Изредка кажется, что моя жизнь похожа на длинный, затянувшийся фильм без счастливого финала. Мне 62 года. Я сижу у окна своей маленькой квартиры на окраине Москвы, смотрю на машины, снующие мимо, и думаю, как быстро всё пролетело. Всё исчезло. Осталась лишь я — с тревогой внутри и страхом перед завтрашним днём.
Четырнадцать лет назад моя жизнь раскололась на “до” и “после”. Сначала умер отец — он долго боролся с раком, и каждый его вздох звучал в моём сердце, как удар молота. Через несколько месяцев ушла моя младшая сестра — та же болезнь, тот же невыносимый ад. А потом произошло то, что я никак не могла предвидеть: у мамы началась деменция. Она перестала узнавать лица, путала день с ночью, терялась в собственной квартире. Из взрослого человека она превратилась в беспомощного ребёнка. А мой муж… Он не выдержал. Он ушёл. Сказал, что устал жить с тенью женщины, которую некогда любил. Ушел к молодой, лёгкой, беззаботной. Я осталась одна — с больной матерью и дочерью от первого брака, которая меня ненавидела.
Она так и не простила мой второй брак. Когда я повторно вышла замуж, ей было одиннадцать, и, как оказалось, всё это время она копила в себе обиду. Мы стали чужими друг для друга. Мне неоткуда было ждать помощи. Друзья отдалились, знакомые перестали звонить. Я старалась выживать. Сходила с ума от боли и усталости, но не позволяла себе сломаться. Только регулярные визиты к психологу помогали мне держаться на плаву. Мама стала как новорождённая — кормила её с ложечки, меняла подгузники, купала, пела ей колыбельные, когда она плакала по ночам. Мы пережили всё: инсульты, перелом шейки бедра, тяжёлую операцию. Шесть лет я жила на грани.
А потом её не стало.
Казалось бы, должно было стать легче. Но вместо этого — пустота. А с дочерью всё продолжалась боль. Постоянные упрёки, претензии, обвинения: что я мало помогаю деньгами, что она не может себе позволить отпуск, поскольку не нашла “нормальную работу”, и, конечно, я во всем виновата. Виновата, что её отчим ушёл. Виновата, что не поддержала, когда ей было трудно. Виновата, что родила её в неподходящее время и не от того человека.

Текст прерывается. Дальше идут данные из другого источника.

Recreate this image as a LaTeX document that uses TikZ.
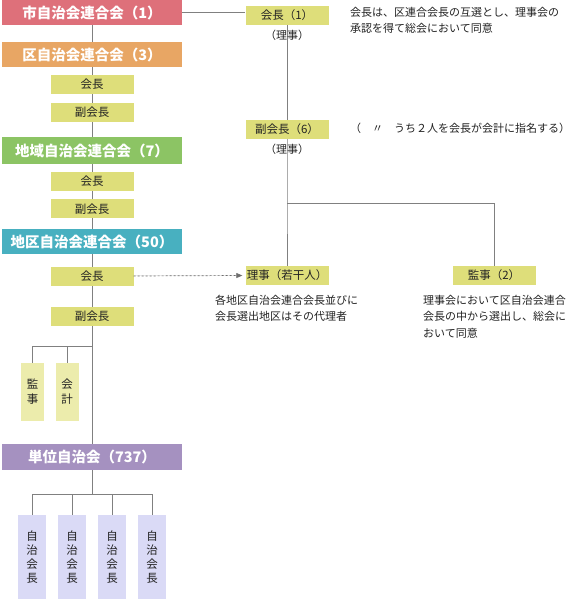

Я оформила на неё родительскую квартиру. Сколько слёз, нервов и бессонных ночей это стоило — знает лишь мой психолог. Затем у меня тоже обнаружили рак. Ужасный диагноз. Химиотерапия. Операция. И постоянные скандалы. Дочь переехала ко мне на время — не из милосердия, а потому что не было ясно, выживу ли я. Молчаливая, злая, равнодушная. Она была рядом телом, но не душой.
С тех пор прошло шесть лет. Моё здоровье, слава Богу, стабилизировалось. Я опять работаю, радуюсь мелочам, понемногу возвращаюсь к себе. Дочь вышла замуж, родила чудесного малыша. Живут отдельно. Мы общаемся, но я постоянно чувствую, насколько хрупка эта связь. Стоит лишь сделать неловкий шаг — и мост рухнет.
Я живу. Но будто не совсем. Потому что внутри — одиночество. Вечерами я возвращаюсь домой, и тишина звонит в ушах. Во время пандемии это ощущение стало невыносимым. Подруги — кто-то уехал, кто-то растворился в семье. Никто не звонит. Некому рассказать, что мне снилось. Некому пожаловаться на боль в ноге. Никто не спросит: “А ты поела сегодня, Лена?”
Я вспоминаю, как когда-то была нужной. Как готовила ужины, гладила школьную форму, вязала носки, бегала по больницам, собирала документы, ночами дежурила у кровати больной мамы. А теперь — тишина. Никто не ждёт. И нигде не ждут. И это пугает. Пугает так, что иногда я просыпаюсь в холодном поту — с мыслями, что однажды упаду в ванной, и никто не узнает. Что однажды просто исчезну, и мир не заметит.
Я боюсь будущего. Боюсь стать той самой старушкой с потухшим взглядом, которая сидит у подъезда, чтобы просто услышать чей-то голос. Я не ищу жалости. Мне не нужна сочувствия. Я просто хочу быть кому-то важной. Хоть капельку.
Спасибо, если дочитали. Это значит, что я сегодня была услышана. А значит, ещё не совсем одна.